▶ **DATASET RECORDS**:
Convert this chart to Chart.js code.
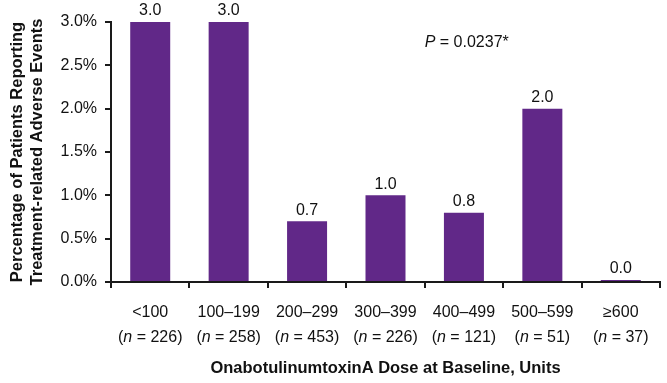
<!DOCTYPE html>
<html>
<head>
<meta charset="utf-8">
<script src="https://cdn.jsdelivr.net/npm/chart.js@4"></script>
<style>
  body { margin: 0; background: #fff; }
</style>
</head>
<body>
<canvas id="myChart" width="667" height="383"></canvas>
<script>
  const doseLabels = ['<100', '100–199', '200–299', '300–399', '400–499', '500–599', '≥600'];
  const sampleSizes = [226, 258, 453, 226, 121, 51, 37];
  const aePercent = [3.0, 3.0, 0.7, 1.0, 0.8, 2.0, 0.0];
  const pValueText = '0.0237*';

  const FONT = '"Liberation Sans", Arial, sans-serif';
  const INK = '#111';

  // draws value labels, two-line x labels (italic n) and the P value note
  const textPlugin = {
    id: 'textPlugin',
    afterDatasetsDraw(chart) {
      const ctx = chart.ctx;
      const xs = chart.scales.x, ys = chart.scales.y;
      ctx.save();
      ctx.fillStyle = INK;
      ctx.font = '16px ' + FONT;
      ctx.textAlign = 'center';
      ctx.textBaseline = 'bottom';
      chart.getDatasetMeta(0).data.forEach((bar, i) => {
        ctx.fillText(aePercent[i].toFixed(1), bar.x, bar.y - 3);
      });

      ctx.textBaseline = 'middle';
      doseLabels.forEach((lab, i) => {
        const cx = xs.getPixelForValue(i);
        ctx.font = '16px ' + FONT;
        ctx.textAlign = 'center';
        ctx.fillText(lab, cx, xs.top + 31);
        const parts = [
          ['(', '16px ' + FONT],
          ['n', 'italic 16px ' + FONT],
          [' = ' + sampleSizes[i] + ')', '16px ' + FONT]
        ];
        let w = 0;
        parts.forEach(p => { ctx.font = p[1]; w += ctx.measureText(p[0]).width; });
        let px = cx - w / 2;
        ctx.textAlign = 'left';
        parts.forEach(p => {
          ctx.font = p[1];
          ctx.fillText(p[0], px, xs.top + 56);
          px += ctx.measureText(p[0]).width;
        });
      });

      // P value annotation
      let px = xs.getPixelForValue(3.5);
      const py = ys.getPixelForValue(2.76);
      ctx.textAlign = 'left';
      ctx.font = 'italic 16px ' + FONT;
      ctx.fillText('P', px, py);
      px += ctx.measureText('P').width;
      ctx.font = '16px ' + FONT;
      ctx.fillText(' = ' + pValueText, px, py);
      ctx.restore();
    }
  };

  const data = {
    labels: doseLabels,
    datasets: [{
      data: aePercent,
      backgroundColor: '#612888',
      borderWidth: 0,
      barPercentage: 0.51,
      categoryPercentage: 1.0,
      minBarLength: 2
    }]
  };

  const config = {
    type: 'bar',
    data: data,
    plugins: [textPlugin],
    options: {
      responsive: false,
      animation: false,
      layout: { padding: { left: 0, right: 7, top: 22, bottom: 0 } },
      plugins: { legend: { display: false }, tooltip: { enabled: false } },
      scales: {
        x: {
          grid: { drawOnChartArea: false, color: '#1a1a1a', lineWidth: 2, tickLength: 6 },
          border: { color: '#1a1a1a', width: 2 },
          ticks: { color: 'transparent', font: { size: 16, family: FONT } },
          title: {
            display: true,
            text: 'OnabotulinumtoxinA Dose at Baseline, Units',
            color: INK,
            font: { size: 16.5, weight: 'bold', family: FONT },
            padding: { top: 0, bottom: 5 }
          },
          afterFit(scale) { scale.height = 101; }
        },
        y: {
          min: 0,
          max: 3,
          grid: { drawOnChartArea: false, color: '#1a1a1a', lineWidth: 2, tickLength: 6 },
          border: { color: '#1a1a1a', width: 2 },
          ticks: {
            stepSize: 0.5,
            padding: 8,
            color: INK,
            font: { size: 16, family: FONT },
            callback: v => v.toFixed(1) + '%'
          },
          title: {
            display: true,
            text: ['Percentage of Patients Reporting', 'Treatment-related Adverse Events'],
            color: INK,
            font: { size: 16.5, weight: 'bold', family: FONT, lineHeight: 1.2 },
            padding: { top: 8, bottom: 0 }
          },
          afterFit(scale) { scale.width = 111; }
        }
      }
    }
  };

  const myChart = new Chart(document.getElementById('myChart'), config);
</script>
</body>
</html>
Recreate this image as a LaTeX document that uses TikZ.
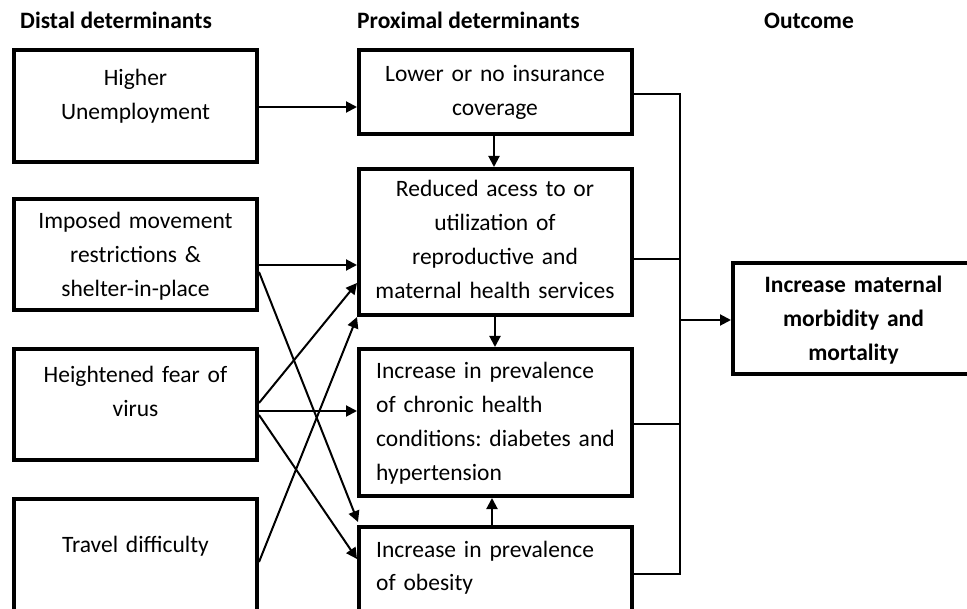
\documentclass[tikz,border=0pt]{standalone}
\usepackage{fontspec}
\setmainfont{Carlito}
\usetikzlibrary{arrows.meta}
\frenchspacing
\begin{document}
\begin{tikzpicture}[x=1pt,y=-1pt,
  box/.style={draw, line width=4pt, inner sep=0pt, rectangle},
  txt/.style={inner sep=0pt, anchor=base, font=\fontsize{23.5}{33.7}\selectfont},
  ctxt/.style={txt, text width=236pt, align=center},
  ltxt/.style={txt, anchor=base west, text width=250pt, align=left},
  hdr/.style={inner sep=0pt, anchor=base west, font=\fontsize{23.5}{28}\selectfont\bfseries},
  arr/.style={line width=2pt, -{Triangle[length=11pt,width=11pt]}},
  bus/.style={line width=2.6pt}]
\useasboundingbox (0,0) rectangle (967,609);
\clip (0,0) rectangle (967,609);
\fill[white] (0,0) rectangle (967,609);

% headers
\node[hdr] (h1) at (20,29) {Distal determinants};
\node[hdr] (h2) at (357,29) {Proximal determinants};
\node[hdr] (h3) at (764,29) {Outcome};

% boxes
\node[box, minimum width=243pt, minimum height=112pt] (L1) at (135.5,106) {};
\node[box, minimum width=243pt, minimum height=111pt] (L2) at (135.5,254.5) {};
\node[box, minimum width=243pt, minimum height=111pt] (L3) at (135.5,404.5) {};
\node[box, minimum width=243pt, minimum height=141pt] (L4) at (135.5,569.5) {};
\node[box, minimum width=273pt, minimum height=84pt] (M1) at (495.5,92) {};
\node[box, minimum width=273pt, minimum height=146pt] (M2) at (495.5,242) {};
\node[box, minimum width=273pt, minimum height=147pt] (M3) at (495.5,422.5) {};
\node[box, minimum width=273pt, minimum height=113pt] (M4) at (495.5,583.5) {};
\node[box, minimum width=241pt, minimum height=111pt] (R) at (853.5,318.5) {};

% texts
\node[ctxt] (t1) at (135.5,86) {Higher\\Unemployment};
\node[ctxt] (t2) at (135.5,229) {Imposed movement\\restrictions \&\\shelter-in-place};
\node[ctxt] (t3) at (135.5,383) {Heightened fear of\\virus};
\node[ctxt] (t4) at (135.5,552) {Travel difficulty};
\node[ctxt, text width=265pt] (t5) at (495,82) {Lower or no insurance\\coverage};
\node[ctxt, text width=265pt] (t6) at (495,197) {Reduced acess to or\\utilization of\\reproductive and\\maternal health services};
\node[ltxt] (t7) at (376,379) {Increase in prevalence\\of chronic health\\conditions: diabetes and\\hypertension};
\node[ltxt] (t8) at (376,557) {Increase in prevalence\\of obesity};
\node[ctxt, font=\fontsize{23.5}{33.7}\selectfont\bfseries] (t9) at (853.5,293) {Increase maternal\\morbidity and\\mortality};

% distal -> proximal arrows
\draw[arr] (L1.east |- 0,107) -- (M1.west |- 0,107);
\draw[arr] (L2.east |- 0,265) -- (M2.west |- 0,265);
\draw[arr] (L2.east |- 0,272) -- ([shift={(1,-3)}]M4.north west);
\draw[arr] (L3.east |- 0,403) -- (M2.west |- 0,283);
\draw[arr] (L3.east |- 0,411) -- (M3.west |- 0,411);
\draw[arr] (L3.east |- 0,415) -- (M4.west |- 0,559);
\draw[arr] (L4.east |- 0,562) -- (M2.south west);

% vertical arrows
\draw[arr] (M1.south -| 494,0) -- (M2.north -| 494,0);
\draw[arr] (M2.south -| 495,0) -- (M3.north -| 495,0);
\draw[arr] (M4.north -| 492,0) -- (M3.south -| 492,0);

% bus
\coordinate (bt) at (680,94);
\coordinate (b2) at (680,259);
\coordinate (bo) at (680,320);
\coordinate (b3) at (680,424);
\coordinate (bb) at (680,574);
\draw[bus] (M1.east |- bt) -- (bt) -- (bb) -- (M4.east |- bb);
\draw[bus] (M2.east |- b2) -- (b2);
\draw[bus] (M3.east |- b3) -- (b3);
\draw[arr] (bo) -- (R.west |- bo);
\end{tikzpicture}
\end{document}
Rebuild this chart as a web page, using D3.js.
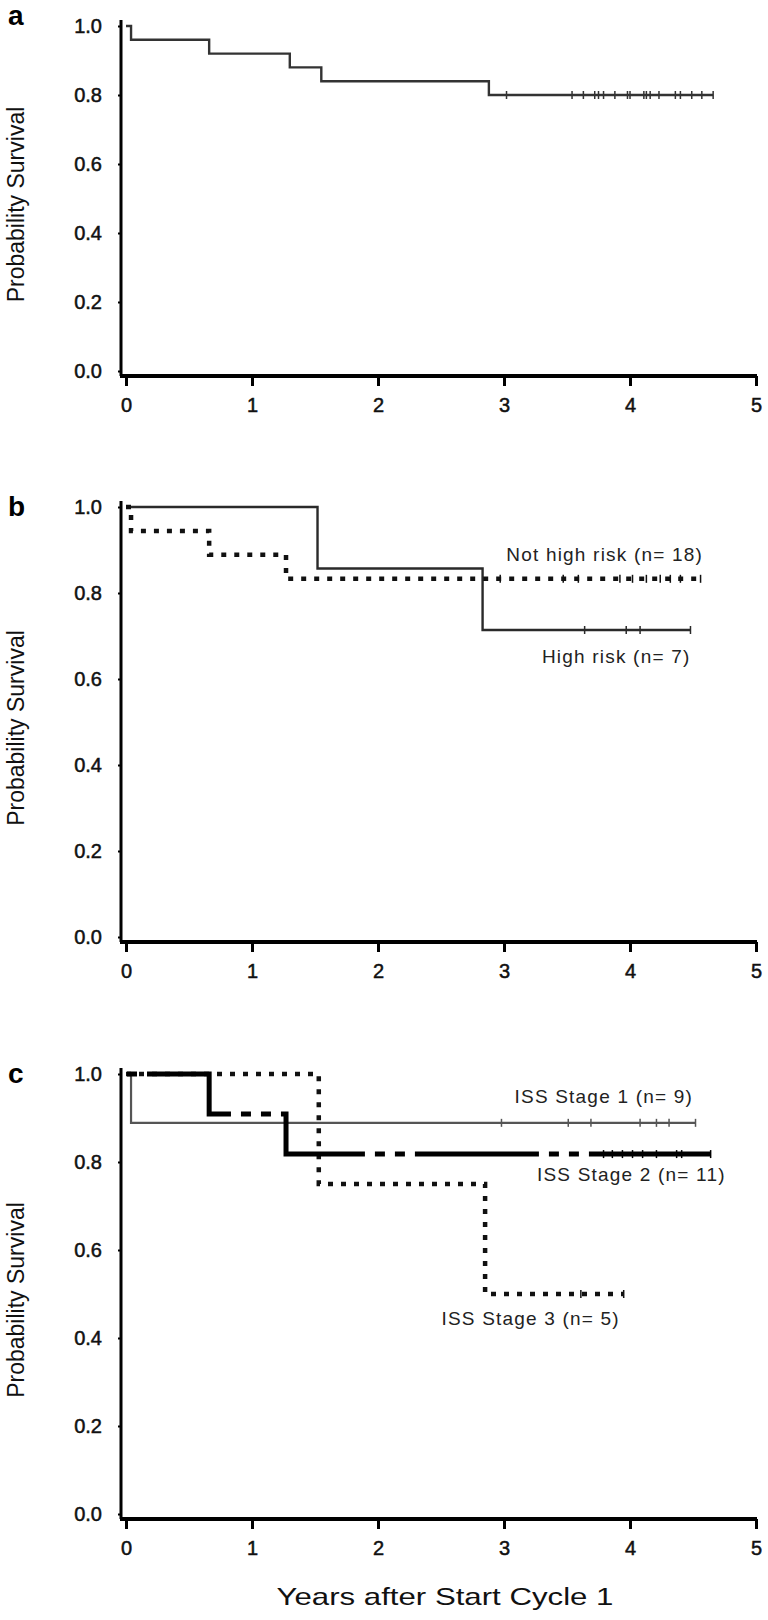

▶ **TASK GOAL**: Locate all lines holding the word "this", then copy them out.

▶ **REPLY**:
Convert this chart to Chart.js code.
Recreate this image as a LaTeX document that uses TikZ.
Rebuild this chart as a web page, using D3.js.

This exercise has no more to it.